__Work to be completed__: Output the lines exactly, from the one where "Reproduce this chart with Apache ECharts." appears through the one where "var seriesNames = ['40PAA/40TPP/20MS" appears. Images are left out.

======== Data in this exercise

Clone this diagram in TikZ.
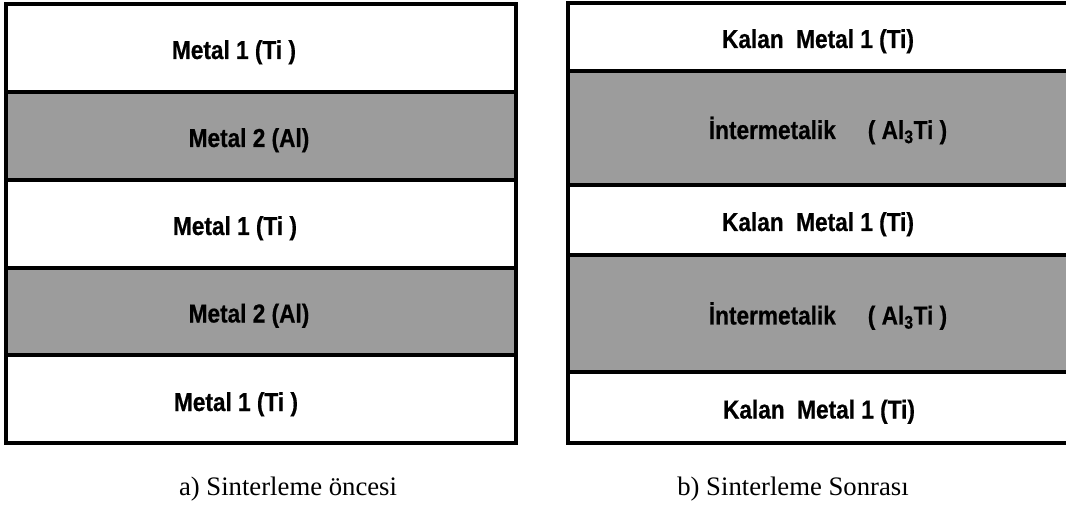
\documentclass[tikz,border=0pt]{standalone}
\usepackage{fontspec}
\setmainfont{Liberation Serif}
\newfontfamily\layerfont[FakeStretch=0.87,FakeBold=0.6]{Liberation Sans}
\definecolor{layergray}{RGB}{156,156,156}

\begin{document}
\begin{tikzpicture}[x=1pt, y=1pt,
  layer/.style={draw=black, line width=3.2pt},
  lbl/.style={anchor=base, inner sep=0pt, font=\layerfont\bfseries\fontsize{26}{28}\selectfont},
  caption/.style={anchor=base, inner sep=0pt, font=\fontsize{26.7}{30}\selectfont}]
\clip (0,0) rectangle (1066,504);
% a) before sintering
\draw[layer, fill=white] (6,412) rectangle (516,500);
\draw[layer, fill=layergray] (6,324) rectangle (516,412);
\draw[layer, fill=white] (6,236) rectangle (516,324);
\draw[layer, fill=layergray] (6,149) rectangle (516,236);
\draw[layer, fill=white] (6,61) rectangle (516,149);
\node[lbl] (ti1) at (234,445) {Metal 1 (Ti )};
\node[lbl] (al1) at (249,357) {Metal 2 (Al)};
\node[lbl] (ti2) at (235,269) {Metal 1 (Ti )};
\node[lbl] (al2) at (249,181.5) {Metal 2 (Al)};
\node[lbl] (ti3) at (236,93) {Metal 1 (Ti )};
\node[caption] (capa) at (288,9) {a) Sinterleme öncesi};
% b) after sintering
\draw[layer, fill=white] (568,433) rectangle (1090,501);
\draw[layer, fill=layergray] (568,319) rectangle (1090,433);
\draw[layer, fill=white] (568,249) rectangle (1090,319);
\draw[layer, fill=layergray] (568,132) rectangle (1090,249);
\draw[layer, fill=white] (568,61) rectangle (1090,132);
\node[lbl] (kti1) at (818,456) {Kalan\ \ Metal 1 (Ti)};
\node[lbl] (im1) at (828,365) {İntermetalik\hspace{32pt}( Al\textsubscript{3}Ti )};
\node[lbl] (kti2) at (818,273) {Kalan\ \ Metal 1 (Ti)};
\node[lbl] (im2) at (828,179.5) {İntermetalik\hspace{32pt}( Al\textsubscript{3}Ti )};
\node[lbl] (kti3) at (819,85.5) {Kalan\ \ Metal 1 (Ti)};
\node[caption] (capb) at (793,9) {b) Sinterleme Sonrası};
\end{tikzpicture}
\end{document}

================
======== Data in this exercise

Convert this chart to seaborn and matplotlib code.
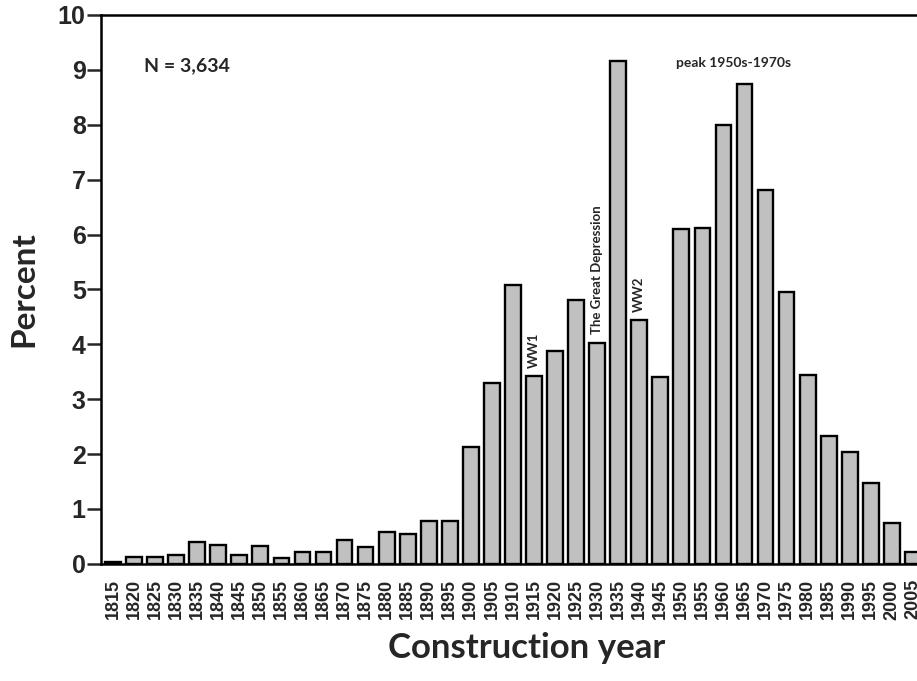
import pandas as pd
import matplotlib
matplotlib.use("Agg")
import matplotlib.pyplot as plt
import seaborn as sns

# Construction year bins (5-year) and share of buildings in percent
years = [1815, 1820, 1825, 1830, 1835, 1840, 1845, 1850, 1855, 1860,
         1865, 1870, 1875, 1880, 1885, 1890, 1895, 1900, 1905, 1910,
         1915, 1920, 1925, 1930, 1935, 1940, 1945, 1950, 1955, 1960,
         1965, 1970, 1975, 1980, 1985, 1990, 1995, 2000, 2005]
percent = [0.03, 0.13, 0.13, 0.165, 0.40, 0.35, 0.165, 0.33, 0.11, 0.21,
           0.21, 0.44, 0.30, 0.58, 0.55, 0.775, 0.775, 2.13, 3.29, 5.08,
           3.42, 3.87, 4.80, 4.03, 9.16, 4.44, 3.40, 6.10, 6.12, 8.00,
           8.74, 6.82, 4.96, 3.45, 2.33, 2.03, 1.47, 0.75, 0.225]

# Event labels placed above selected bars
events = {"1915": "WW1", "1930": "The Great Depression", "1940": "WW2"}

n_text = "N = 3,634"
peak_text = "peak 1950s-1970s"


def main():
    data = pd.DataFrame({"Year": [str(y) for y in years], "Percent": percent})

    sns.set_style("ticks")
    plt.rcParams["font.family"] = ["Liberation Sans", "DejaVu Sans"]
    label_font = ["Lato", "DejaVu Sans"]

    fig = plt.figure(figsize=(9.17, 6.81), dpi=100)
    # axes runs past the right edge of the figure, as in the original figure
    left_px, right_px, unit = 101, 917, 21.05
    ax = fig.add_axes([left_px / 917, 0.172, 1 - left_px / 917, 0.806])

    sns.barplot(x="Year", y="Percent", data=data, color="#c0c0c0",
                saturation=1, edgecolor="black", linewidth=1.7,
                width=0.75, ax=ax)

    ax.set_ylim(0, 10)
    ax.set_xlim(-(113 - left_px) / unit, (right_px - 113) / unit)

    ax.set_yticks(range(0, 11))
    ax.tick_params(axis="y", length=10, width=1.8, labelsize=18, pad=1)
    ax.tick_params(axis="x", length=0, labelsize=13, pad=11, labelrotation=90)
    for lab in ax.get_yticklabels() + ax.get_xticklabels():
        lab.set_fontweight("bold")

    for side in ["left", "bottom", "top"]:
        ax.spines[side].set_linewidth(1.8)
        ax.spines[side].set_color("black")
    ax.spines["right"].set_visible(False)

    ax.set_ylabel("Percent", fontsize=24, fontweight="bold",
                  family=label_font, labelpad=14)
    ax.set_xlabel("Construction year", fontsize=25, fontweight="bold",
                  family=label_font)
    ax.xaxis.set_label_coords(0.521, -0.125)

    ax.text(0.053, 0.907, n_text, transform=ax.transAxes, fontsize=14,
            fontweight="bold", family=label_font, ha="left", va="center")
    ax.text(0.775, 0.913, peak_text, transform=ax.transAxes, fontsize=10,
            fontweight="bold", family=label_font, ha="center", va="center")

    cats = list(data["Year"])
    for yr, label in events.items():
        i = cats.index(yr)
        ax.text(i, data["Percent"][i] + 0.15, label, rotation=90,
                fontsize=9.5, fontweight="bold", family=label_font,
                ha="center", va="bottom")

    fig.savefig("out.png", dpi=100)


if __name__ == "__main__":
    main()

================
======== Data in this exercise

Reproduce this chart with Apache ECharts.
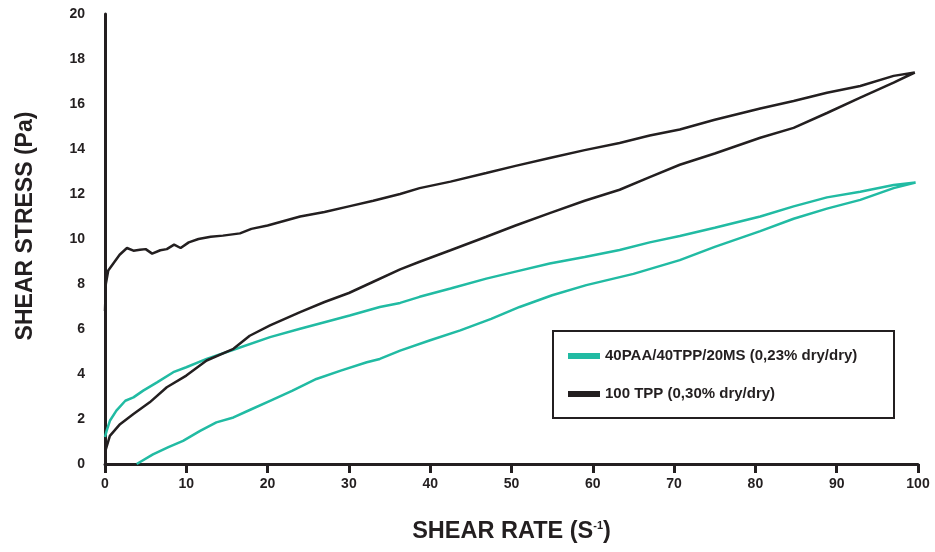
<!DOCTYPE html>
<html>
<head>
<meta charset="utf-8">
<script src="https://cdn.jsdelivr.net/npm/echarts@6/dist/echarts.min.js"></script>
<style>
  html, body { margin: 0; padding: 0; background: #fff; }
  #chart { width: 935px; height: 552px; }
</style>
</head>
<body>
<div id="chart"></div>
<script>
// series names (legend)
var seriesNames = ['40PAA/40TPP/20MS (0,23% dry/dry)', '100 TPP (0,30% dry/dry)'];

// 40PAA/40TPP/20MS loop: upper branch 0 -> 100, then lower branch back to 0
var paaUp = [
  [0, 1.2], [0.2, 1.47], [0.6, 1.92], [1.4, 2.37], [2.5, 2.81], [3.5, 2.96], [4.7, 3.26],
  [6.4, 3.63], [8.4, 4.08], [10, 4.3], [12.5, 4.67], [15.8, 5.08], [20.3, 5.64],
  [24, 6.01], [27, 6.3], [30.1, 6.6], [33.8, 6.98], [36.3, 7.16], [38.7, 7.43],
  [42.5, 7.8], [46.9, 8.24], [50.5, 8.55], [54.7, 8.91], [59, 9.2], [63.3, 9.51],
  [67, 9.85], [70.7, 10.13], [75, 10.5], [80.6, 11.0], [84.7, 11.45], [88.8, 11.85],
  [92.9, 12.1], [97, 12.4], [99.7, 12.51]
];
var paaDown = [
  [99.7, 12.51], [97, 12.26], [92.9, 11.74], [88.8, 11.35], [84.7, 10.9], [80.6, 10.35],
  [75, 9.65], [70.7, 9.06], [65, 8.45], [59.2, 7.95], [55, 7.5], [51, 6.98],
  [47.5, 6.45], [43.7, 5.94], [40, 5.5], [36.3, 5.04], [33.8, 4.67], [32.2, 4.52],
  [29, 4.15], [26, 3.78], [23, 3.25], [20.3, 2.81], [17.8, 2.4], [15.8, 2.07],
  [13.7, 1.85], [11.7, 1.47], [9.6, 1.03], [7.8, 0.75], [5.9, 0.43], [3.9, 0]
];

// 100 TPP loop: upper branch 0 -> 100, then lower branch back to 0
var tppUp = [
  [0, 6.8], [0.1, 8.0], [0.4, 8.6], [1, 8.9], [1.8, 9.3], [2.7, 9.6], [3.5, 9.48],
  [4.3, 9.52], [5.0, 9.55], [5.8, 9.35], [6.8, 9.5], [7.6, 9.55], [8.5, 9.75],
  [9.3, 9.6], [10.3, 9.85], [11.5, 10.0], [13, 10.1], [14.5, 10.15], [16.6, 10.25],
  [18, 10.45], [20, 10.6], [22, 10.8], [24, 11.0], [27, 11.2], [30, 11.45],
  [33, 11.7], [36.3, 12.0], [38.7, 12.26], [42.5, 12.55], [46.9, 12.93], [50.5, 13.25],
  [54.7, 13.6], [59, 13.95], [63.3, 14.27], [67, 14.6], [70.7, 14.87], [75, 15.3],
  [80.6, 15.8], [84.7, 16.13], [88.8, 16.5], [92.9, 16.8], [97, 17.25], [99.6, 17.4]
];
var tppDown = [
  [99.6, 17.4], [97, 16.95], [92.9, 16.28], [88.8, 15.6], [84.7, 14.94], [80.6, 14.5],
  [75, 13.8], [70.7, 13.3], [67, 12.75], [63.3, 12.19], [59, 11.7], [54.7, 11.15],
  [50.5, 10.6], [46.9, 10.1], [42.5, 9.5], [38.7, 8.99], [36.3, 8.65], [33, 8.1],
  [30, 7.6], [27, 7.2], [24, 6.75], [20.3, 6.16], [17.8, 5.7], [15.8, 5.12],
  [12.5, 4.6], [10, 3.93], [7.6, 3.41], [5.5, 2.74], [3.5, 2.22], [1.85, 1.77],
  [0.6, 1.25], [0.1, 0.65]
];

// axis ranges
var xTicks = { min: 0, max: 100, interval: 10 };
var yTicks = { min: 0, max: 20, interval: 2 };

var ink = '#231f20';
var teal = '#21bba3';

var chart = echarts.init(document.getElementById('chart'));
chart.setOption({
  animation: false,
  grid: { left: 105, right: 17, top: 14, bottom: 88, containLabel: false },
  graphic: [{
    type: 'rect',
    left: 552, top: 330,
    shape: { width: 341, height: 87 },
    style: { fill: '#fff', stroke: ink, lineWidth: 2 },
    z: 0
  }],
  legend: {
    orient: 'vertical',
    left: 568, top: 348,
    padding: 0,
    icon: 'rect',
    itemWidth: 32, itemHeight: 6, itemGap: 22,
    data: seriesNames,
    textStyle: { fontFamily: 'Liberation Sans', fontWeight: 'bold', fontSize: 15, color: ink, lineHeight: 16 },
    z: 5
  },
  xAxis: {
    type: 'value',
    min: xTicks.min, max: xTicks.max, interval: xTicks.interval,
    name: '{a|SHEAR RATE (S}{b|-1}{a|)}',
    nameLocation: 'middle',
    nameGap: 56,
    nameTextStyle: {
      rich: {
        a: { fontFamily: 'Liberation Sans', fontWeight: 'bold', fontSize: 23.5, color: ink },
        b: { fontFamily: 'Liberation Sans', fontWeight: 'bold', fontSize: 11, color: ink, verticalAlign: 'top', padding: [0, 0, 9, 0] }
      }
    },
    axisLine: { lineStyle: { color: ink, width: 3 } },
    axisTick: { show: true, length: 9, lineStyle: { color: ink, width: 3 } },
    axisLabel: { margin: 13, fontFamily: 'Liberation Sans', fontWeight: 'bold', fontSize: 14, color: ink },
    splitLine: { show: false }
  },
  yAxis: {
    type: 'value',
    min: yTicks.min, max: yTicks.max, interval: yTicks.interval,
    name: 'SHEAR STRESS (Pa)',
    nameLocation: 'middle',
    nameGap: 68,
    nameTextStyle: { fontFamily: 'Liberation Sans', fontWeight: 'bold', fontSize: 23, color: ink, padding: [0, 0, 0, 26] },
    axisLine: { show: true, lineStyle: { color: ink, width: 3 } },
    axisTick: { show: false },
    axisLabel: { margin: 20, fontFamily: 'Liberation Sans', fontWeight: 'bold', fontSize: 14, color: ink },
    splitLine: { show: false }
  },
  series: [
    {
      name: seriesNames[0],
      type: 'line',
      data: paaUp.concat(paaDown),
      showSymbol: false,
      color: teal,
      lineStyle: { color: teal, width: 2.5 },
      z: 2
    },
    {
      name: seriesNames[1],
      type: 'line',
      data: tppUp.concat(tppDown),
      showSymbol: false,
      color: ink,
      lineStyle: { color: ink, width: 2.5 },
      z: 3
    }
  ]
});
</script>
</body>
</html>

================

__Full answer__:
Reproduce this chart with Apache ECharts.
<!DOCTYPE html>
<html>
<head>
<meta charset="utf-8">
<script src="https://cdn.jsdelivr.net/npm/echarts@6/dist/echarts.min.js"></script>
<style>
  html, body { margin: 0; padding: 0; background: #fff; }
  #chart { width: 935px; height: 552px; }
</style>
</head>
<body>
<div id="chart"></div>
<script>
// series names (legend)
var seriesNames = ['40PAA/40TPP/20MS (0,23% dry/dry)', '100 TPP (0,30% dry/dry)'];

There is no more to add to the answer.